Ingredients for 4 servings:
- 1 kg potatoes, waxy
- 2 shallots
- 1 tbsp, heaped dill
- 1 cucumber(s)
- 2 tbsp olive oil
- ½ lemon(s), juice
- 150 g smoked salmon
- salt and pepper
- 200 g Greek yogurt
Instructions
Working time approx. 20 minutes; Rest time approx. 2 hours; Cooking/baking time approx. 25 minutes; Total time approx. 2 hours 45 minutes
First, peel the potatoes and boil them for about 20-25 minutes (depending on the thickness of the potatoes). Then let them cool. It’s a good idea to prepare the potatoes the day before or use leftovers from the day before. Halve the cucumber and cut into thin slices. Finely dice the shallots. Tear or cut the salmon into smaller pieces.
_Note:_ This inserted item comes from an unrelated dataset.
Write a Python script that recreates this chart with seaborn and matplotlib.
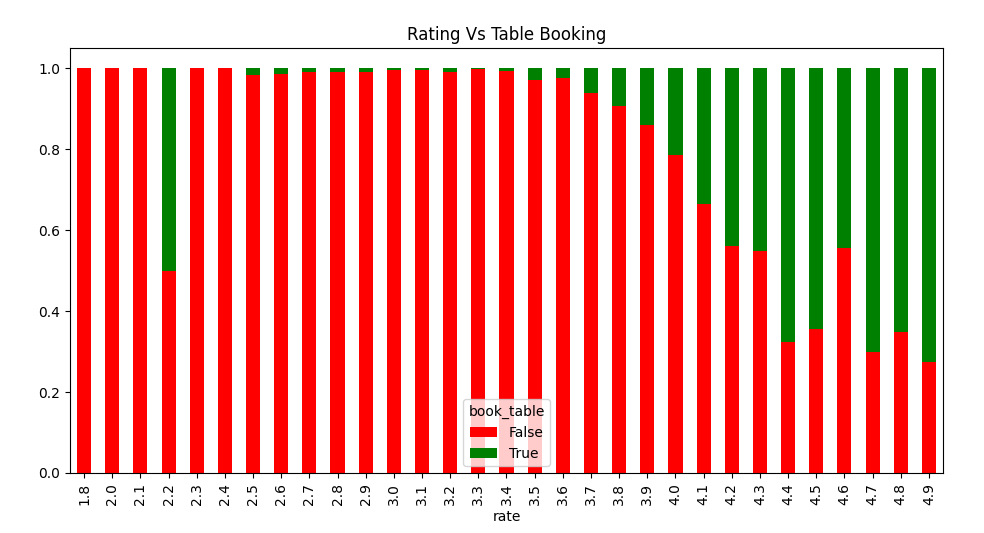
import pandas as pd
import numpy as np
import matplotlib
matplotlib.use('Agg')
import matplotlib.pyplot as plt
import seaborn as sns

rates = ['1.8', '2.0', '2.1', '2.2', '2.3', '2.4', '2.5', '2.6', '2.7', '2.8', '2.9',
         '3.0', '3.1', '3.2', '3.3', '3.4', '3.5', '3.6', '3.7', '3.8', '3.9', '4.0',
         '4.1', '4.2', '4.3', '4.4', '4.5', '4.6', '4.7', '4.8', '4.9']
false_share = [1.0, 1.0, 1.0, 0.5, 1.0, 1.0, 0.983, 0.985, 0.99, 0.99, 0.99,
               0.995, 0.995, 0.99, 0.997, 0.993, 0.97, 0.975, 0.94, 0.906, 0.859, 0.785,
               0.664, 0.56, 0.548, 0.323, 0.355, 0.555, 0.30, 0.348, 0.274]
true_share = [1 - v for v in false_share]

df = pd.DataFrame({'False': false_share, 'True': true_share}, index=pd.Index(rates, name='rate'))
df.columns.name = 'book_table'

fig = plt.figure(figsize=(9.84, 5.33), dpi=100)
ax = fig.add_axes([70 / 984, 1 - 473 / 533, 873 / 984, 425 / 533])
df.plot(kind='bar', stacked=True, color=['red', 'green'], ax=ax)
ax.set_title('Rating Vs Table Booking')
ax.legend(title='book_table', loc='lower center')
fig.savefig('out.png', dpi=100)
Mix the yogurt, olive oil, salt, pepper, and lemon juice in a bowl and season to taste. Dice the cooled potatoes. Mix together the cucumber, shallots, dill, potatoes, salmon, and the sauce. Season to taste again and add more seasoning to taste. The flavor really develops after a while. I recommend letting it sit for at least 1-2 hours. The lemon gives the salad a very fresh, summery taste; nothing like a classic potato salad. Tip: If you prefer raw onions or are intolerant to them, you can sauté the diced shallots in a little olive oil for 5-10 minutes until translucent. I also like to add a pinch of sugar to the sautéed shallots.